* [WHAT THIS TASK INVOLVES]:
Starting with the first line of the data below, copy each line up to and including the one containing "from bokeh.resources import INLINE". Pictures stay out.

-- start EXCERPTED DATA --

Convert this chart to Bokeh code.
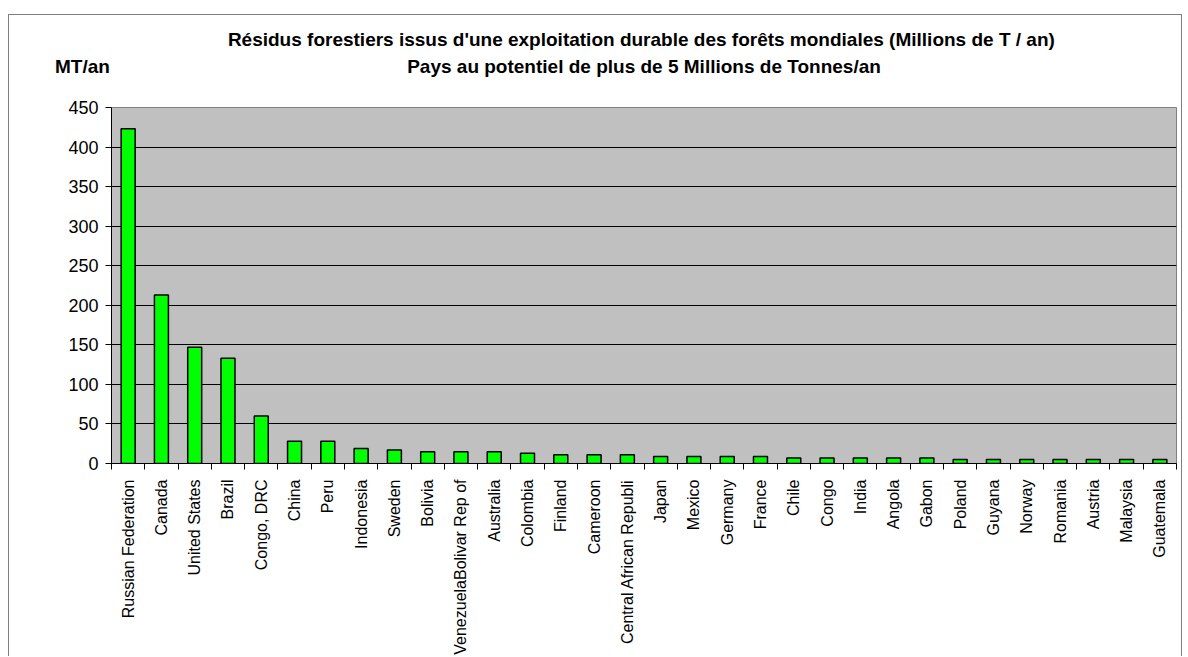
import numpy as np
from bokeh.plotting import figure
from bokeh.models import Range1d, FixedTicker, Title, LinearAxis, ColumnDataSource
from bokeh.embed import file_html
from bokeh.resources import INLINE

countries = ["Russian Federation", "Canada", "United States", "Brazil", "Congo, DRC",
             "China", "Peru", "Indonesia", "Sweden", "Bolivia", "VenezuelaBolivar Rep of",
             "Australia", "Colombia", "Finland", "Cameroon", "Central African Republi",
             "Japan", "Mexico", "Germany", "France", "Chile", "Congo", "India", "Angola",
             "Gabon", "Poland", "Guyana", "Norway", "Romania", "Austria", "Malaysia", "Guatemala"]
values = [423, 213, 147, 133, 60, 28, 28, 19, 17, 15, 15, 15, 13, 11, 11, 11,
          9, 9, 9, 9, 7, 7, 7, 7, 7, 5, 5, 5, 5, 5, 5, 5]
y_ticks = [0, 50, 100, 150, 200, 250, 300, 350, 400, 450]

title_1 = "Résidus forestiers issus d'une exploitation  durable des forêts mondiales (Millions de T / an)"
title_2 = "Pays au potentiel de plus de 5 Millions de Tonnes/an"
unit_label = "MT/an"

n = len(countries)
centers = [i + 0.5 for i in range(n)]
bounds = list(range(n + 1))

src = ColumnDataSource(dict(x=centers, top=values))

W, H = 1174, 642
p = figure(width=W, height=H, output_backend="svg", toolbar_location=None,
           x_range=Range1d(0, n), y_range=Range1d(0, 450),
           min_border_left=102, min_border_right=7, min_border_top=92, min_border_bottom=193)
p.styles = {"margin-left": "8px", "margin-top": "14px",
            "border-left": "1px solid #7f7f7f", "border-top": "1px solid #7f7f7f",
            "border-right": "1px solid #7f7f7f"}

p.background_fill_color = "#c0c0c0"
p.border_fill_color = "white"
p.outline_line_color = "#808080"
p.outline_line_width = 1

p.vbar(x="x", top="top", width=0.42, source=src, fill_color="#00ff00",
       line_color="black", line_width=1.5)

# y axis
p.yaxis.ticker = FixedTicker(ticks=y_ticks)
p.yaxis.axis_line_color = "black"
p.yaxis.major_tick_in = 0
p.yaxis.major_tick_out = 6
p.yaxis.minor_tick_line_color = None
p.yaxis.major_label_text_font = "Liberation Sans"
p.yaxis.major_label_text_font_size = "18px"
p.yaxis.major_label_text_color = "black"
p.yaxis.major_label_standoff = 7
p.ygrid.grid_line_color = "black"
p.ygrid.grid_line_width = 1

# x axis
p.xaxis.ticker = FixedTicker(ticks=centers, minor_ticks=bounds)
p.xaxis.major_label_overrides = {c: name for c, name in zip(centers, countries)}
p.xaxis.major_label_orientation = np.pi / 2
p.xaxis.major_tick_in = 0
p.xaxis.major_tick_out = 0
p.xaxis.minor_tick_in = 0
p.xaxis.minor_tick_out = 6
p.xaxis.minor_tick_line_color = "black"
p.xaxis.axis_line_color = "black"
p.xaxis.major_label_text_font = "Liberation Sans"
p.xaxis.major_label_text_font_size = "16px"
p.xaxis.major_label_text_color = "black"
p.xaxis.major_label_standoff = 10
p.xgrid.grid_line_color = None

# header row: unit label (left) and second title line, drawn as labels of a bare top axis
nbsp = "\u00a0"
header = LinearAxis(ticker=FixedTicker(ticks=[0.0, n / 2]),
                    major_label_overrides={0.0: unit_label + nbsp * 11, n / 2: title_2},
                    axis_line_color=None, major_tick_line_color=None,
                    minor_tick_line_color=None, major_tick_in=0, major_tick_out=0,
                    minor_tick_in=0, minor_tick_out=0, major_label_standoff=31,
                    major_label_text_font="Liberation Sans", major_label_text_font_style="bold",
                    major_label_text_font_size="19px", major_label_text_color="black")
p.add_layout(header, "above")

t1 = Title(text=title_1, align="center", text_font="Liberation Sans",
           text_font_style="bold", text_font_size="19px", text_color="black", standoff=6)
p.add_layout(t1, "above")

open("out.html", "w").write(file_html(p, INLINE))
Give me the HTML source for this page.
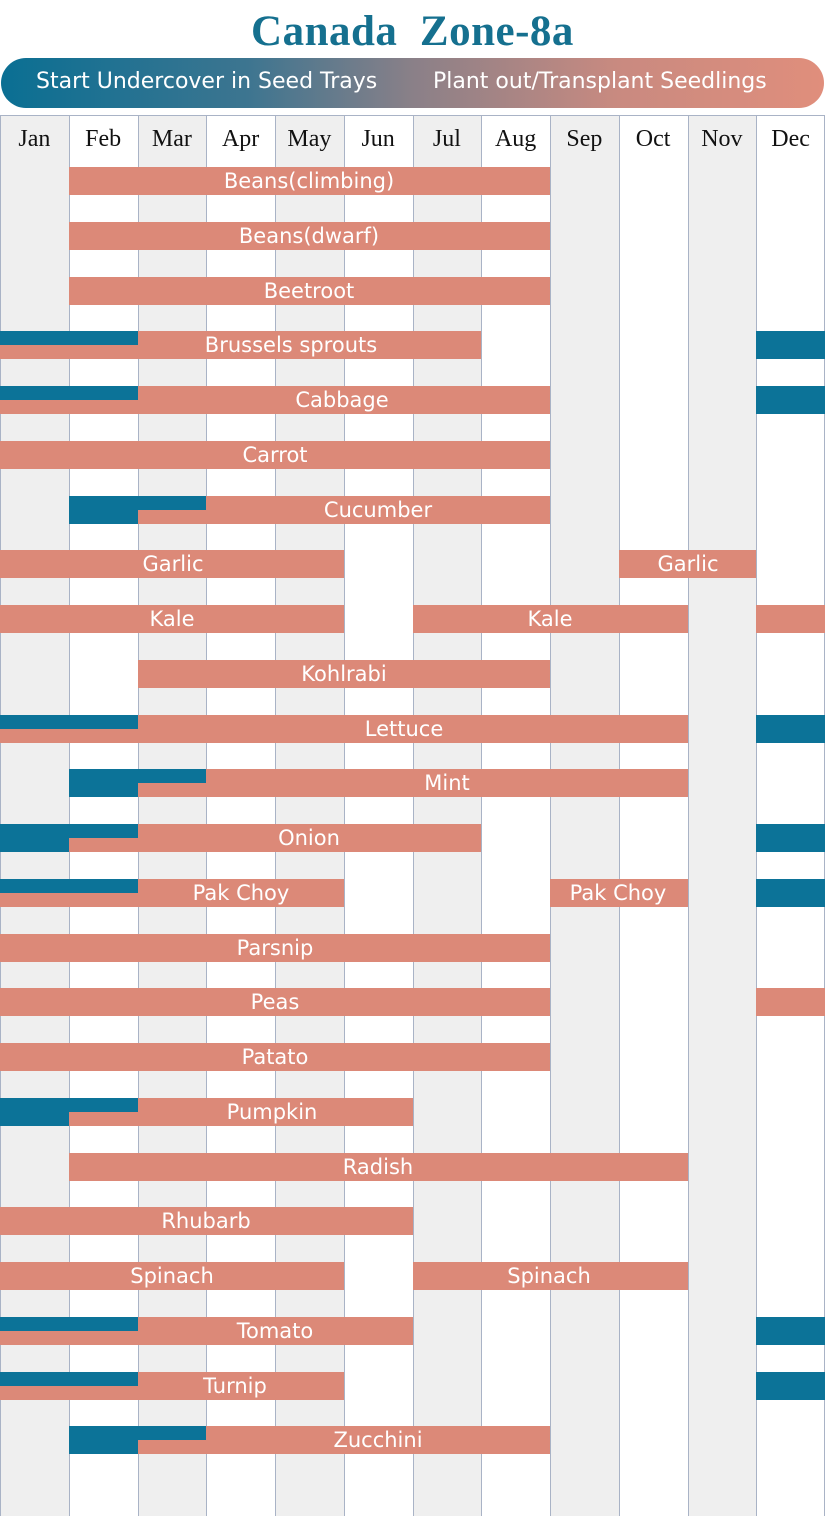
<!DOCTYPE html>
<html><head><meta charset="utf-8"><style>
body{margin:0;width:825px;height:1516px;position:relative;background:#fff;overflow:hidden;font-family:"DejaVu Sans","Liberation Sans",sans-serif}
.t{position:absolute;left:0;width:825px;top:7px;text-align:center;font-family:"Liberation Serif",serif;font-weight:bold;font-size:43px;color:#15708f;letter-spacing:0.5px}
.pill{position:absolute;left:1px;top:58px;width:823px;height:50px;border-radius:25px;background:linear-gradient(90deg,#0a6f93 0%,#3d7590 30%,#8a8088 50%,#c98a80 75%,#e08e7c 100%)}
.pill span{position:absolute;top:11px;color:#fff;font-size:22px}
.c{position:absolute;top:115px;height:1401px;border-left:1px solid #a9b3c6}
.m{position:absolute;top:126px;width:68.75px;text-align:center;font-family:"Liberation Serif",serif;font-size:24px;color:#111}
.b{position:absolute;height:28px;background:#dc8978}
.u{position:absolute;background:#0c7398}
.l{position:absolute;height:28px;line-height:29px;color:#fff;font-size:21px;transform:translateX(-50%);white-space:nowrap}
</style></head><body>
<div class="t">Canada&nbsp; Zone-8a</div>
<div class="pill"><span style="left:35px">Start Undercover in Seed Trays</span><span style="left:432px">Plant out/Transplant Seedlings</span></div>
<div style="position:absolute;left:0;top:115px;width:825px;border-top:1px solid #a9b3c6"></div>
<div id="g"></div>
<script>
var W=68.75,h='';
for(var i=0;i<12;i++){if(i%2==0&&i<11)h+='<div style="position:absolute;top:116px;height:1400px;left:'+(i*W)+'px;width:'+W+'px;background:#efefef"></div>';}
for(var i=0;i<=12;i++)h+='<div class="c" style="left:'+Math.min(i*W,824)+'px"></div>';
var ms=['Jan','Feb','Mar','Apr','May','Jun','Jul','Aug','Sep','Oct','Nov','Dec'];
ms.forEach(function(m,i){h+='<div class="m" style="left:'+(i*W)+'px">'+m+'</div>'});
var R=[
['Beans(climbing)',[[1,8]],[309]],
['Beans(dwarf)',[[1,8]],[309]],
['Beetroot',[[1,8]],[309]],
['Brussels sprouts',[[2,7]],[291],[[11,12]],[[0,2]]],
['Cabbage',[[2,8]],[342],[[11,12]],[[0,2]]],
['Carrot',[[0,8]],[275]],
['Cucumber',[[3,8]],[378],[[1,2]],[[2,3]]],
['Garlic',[[0,5],[9,11]],[173,688]],
['Kale',[[0,5],[6,10],[11,12]],[172,550]],
['Kohlrabi',[[2,8]],[344]],
['Lettuce',[[2,10]],[404],[[11,12]],[[0,2]]],
['Mint',[[3,10]],[447],[[1,2]],[[2,3]]],
['Onion',[[2,7]],[309],[[0,1],[11,12]],[[1,2]]],
['Pak Choy',[[2,5],[8,10]],[241,618],[[11,12]],[[0,2]]],
['Parsnip',[[0,8]],[275]],
['Peas',[[0,8],[11,12]],[275]],
['Patato',[[0,8]],[275]],
['Pumpkin',[[2,6]],[272],[[0,1]],[[1,2]]],
['Radish',[[1,10]],[378]],
['Rhubarb',[[0,6]],[206]],
['Spinach',[[0,5],[6,10]],[172,549]],
['Tomato',[[2,6]],[275],[[11,12]],[[0,2]]],
['Turnip',[[2,5]],[235],[[11,12]],[[0,2]]],
['Zucchini',[[3,8]],[378],[[1,2]],[[2,3]]]];
R.forEach(function(r,k){var y=167+k*54.75;
r[1].forEach(function(s){h+='<div class="b" style="top:'+y+'px;left:'+(s[0]*W)+'px;width:'+((s[1]-s[0])*W)+'px"></div>'});
(r[3]||[]).forEach(function(s){h+='<div class="u" style="height:28px;top:'+y+'px;left:'+(s[0]*W)+'px;width:'+((s[1]-s[0])*W)+'px"></div>'});
(r[4]||[]).forEach(function(s){h+='<div class="u" style="height:14px;top:'+y+'px;left:'+(s[0]*W)+'px;width:'+((s[1]-s[0])*W)+'px"></div><div class="b" style="height:14px;top:'+(y+14)+'px;left:'+(s[0]*W)+'px;width:'+((s[1]-s[0])*W)+'px"></div>'});
r[2].forEach(function(x){h+='<div class="l" style="top:'+y+'px;left:'+x+'px">'+r[0]+'</div>'});
});
document.getElementById('g').innerHTML=h;
</script>
</body></html>
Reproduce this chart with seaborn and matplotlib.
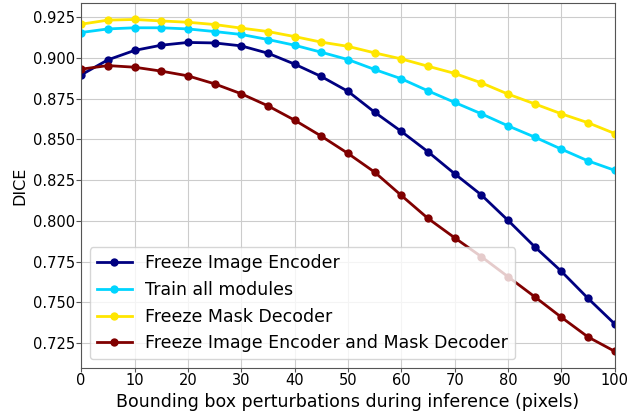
import numpy as np
import pandas as pd
import matplotlib
matplotlib.use("Agg")
import matplotlib.pyplot as plt
import seaborn as sns

# --- Data ---
perturbation = [0, 5, 10, 15, 20, 25, 30, 35, 40, 45, 50,
                55, 60, 65, 70, 75, 80, 85, 90, 95, 100]

freeze_image_encoder = [0.8896, 0.8988, 0.9046, 0.9078, 0.9095, 0.9092, 0.9074,
                        0.9029, 0.8962, 0.8886, 0.8795, 0.8667, 0.8549, 0.8424,
                        0.8289, 0.8159, 0.8003, 0.7841, 0.7690, 0.7524, 0.7367]
train_all_modules = [0.9156, 0.9178, 0.9185, 0.9185, 0.9178, 0.9162, 0.9144,
                     0.9113, 0.9078, 0.9035, 0.8990, 0.8929, 0.8872, 0.8798,
                     0.8727, 0.8657, 0.8583, 0.8514, 0.8440, 0.8368, 0.8310]
freeze_mask_decoder = [0.9207, 0.9232, 0.9236, 0.9227, 0.9219, 0.9205, 0.9183,
                       0.9162, 0.9131, 0.9097, 0.9071, 0.9031, 0.8994, 0.8949,
                       0.8905, 0.8847, 0.8778, 0.8718, 0.8657, 0.8602, 0.8536]
freeze_enc_and_dec = [0.8931, 0.8953, 0.8943, 0.8919, 0.8890, 0.8841, 0.8780,
                      0.8706, 0.8618, 0.8520, 0.8414, 0.8299, 0.8156, 0.8015,
                      0.7896, 0.7780, 0.7657, 0.7534, 0.7408, 0.7287, 0.7199]

labels = ["Freeze Image Encoder", "Train all modules",
          "Freeze Mask Decoder", "Freeze Image Encoder and Mask Decoder"]
series = [freeze_image_encoder, train_all_modules, freeze_mask_decoder, freeze_enc_and_dec]

df = pd.concat([pd.DataFrame({"x": perturbation, "dice": s, "setting": lab})
                for lab, s in zip(labels, series)])

# jet colormap, 4 evenly spaced colours
palette = [plt.cm.jet(v) for v in np.linspace(0, 1, 4)]

# --- Plot ---
fig, ax = plt.subplots(figsize=(6.39, 4.12), dpi=100)
fig.subplots_adjust(left=0.127, right=0.962, top=0.993, bottom=0.107)
sns.lineplot(data=df, x="x", y="dice", hue="setting", hue_order=labels,
             palette=palette, marker="o", markersize=6, markeredgewidth=0,
             linewidth=2, ax=ax)

ax.grid(True, color="#cccccc", linewidth=0.8)
ax.set_axisbelow(True)
for sp in ax.spines.values():
    sp.set_color("#555555")
ax.set_xlim(0, 100)
ax.set_xticks(range(0, 101, 10))
ax.tick_params(labelsize=10.5, pad=1.2, color="#555555")
ax.tick_params(axis="x", length=2.8)
ax.set_xlabel("Bounding box perturbations during inference (pixels)", fontsize=12.5, labelpad=3)
ax.set_ylabel("DICE", fontsize=11.5)
ax.legend(loc="lower left", fontsize=12.5, handlelength=2, title=None)

plt.savefig("out.png", dpi=100)
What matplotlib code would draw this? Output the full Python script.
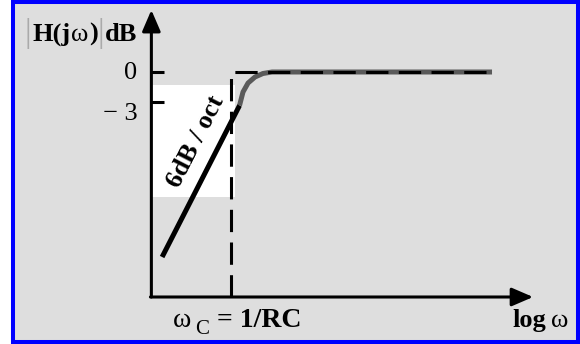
import matplotlib.pyplot as plt
from matplotlib.patches import Rectangle

# x in octaves relative to wc, y in dB
tick_values = [0, -3]
tick_labels = ['0', '\u2212 3']

# straight 6 dB/oct asymptote (black)
asym_oct = [-2.18, 0.27]
asym_db = [-18.5, -3.35]

# actual response bending into 0 dB (grey)
curve_oct = [0.27, 0.38, 0.54, 0.76, 1.01, 1.30, 8.26]
curve_db = [-3.35, -2.0, -1.1, -0.5, -0.15, 0.0, 0.0]

# ideal dashed corner at wc
ideal_oct = [0.0, 0.0, 8.26]
ideal_db = [-22.5, 0.0, 0.0]

# axis extents
y_axis_x = -2.52
x_axis_y = -22.5
y_axis_top = 6.2
x_axis_end = 9.56

plt.rcParams['font.family'] = ['Liberation Serif', 'DejaVu Serif']

fig = plt.figure(figsize=(5.8, 3.44), dpi=100)
W, H = 580, 344

ax = fig.add_axes([0, 0, 1, 1])
ax.set_facecolor('none')
ax.set_xlim(-231 / 31.6, (580 - 231) / 31.6)
ax.set_ylim(-27.2, 7.2)
ax.axis('off')

# grey panel with blue border
ax.add_patch(Rectangle((13 / W, 2 / H), 565 / W, 340 / H, transform=fig.transFigure,
                       facecolor='#dedede', edgecolor='#0000ff', lw=2.9, zorder=0,
                       clip_on=False))

# white box behind the slope label
ax.add_patch(Rectangle((y_axis_x, -12.5), 0.13 - y_axis_x, 11.2, facecolor='white',
                       edgecolor='none', zorder=1))

# axes with arrows
arrow = dict(arrowstyle='-|>,head_length=0.65,head_width=0.28', lw=2.2, color='black',
             shrinkA=0, shrinkB=0, mutation_scale=20)
ax.annotate('', xy=(y_axis_x, y_axis_top), xytext=(y_axis_x, x_axis_y), arrowprops=arrow, zorder=3)
ax.annotate('', xy=(x_axis_end, x_axis_y), xytext=(y_axis_x - 0.03, x_axis_y), arrowprops=arrow, zorder=3)

# tick marks and labels
ax.hlines(tick_values, y_axis_x, -2.12, colors='black', lw=2.2, zorder=3)
ax.text(-2.97, tick_values[0] - 0.1, tick_labels[0], fontsize=19, ha='right', va='center')
ax.text(-2.97, tick_values[1] - 1.15, tick_labels[1], fontsize=19, ha='right', va='center')

# curves
ax.plot(curve_oct, curve_db, color='#5a5a5a', lw=3.6, solid_capstyle='butt', zorder=2)
ax.plot(ideal_oct, ideal_db, color='black', lw=2.2, dashes=(7.3, 3.4), zorder=3)
ax.plot(asym_oct, asym_db, color='black', lw=3.6, solid_capstyle='butt', zorder=4)

ax.text(-1.11, -7.0, '6dB / oct', fontsize=19, fontweight='bold', rotation=63,
        rotation_mode='anchor', ha='center', va='center', zorder=5)

# y label |H(jw)|dB
t = ax.text(-6.52, 3.0, '|', fontsize=24, color='#aaaaaa', va='baseline')
t = ax.annotate('H(j', xy=(1, 0), xycoords=t, xytext=(0.5, 2), textcoords='offset points',
                fontsize=19, fontweight='bold', va='bottom')
t = ax.annotate('\u03c9', xy=(1, 0), xycoords=t, xytext=(0.5, 0), textcoords='offset points',
                fontsize=19, va='bottom')
t = ax.annotate(')', xy=(1, 0), xycoords=t, xytext=(0.5, 0), textcoords='offset points',
                fontsize=19, fontweight='bold', va='bottom')
t = ax.annotate('|', xy=(1, 0), xycoords=t, xytext=(0, -2), textcoords='offset points',
                fontsize=24, color='#aaaaaa', va='bottom')
ax.annotate('dB', xy=(1, 0), xycoords=t, xytext=(0, 2), textcoords='offset points',
            fontsize=19, fontweight='bold', va='bottom')

# x labels
t = ax.text(-1.84, -25.5, '\u03c9', fontsize=20, va='baseline')
t = ax.annotate('C', xy=(1, 0), xycoords=t, xytext=(3, -4), textcoords='offset points',
                fontsize=15, va='bottom')
ax.annotate('= 1/RC', xy=(1, 0), xycoords=t, xytext=(6, 4), textcoords='offset points',
            fontsize=20, fontweight='bold', va='bottom')

t = ax.text(8.92, -25.5, 'log', fontsize=19, fontweight='bold', va='baseline')
ax.annotate('\u03c9', xy=(1, 0), xycoords=t, xytext=(3, 0), textcoords='offset points',
            fontsize=19, va='bottom')

fig.savefig('out.png', dpi=100)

-- end EXCERPTED DATA --

* [FULL OUTPUT]:
Convert this chart to Bokeh code.
import numpy as np
from bokeh.plotting import figure
from bokeh.models import Range1d, FixedTicker, Title, LinearAxis, ColumnDataSource
from bokeh.embed import file_html
from bokeh.resources import INLINE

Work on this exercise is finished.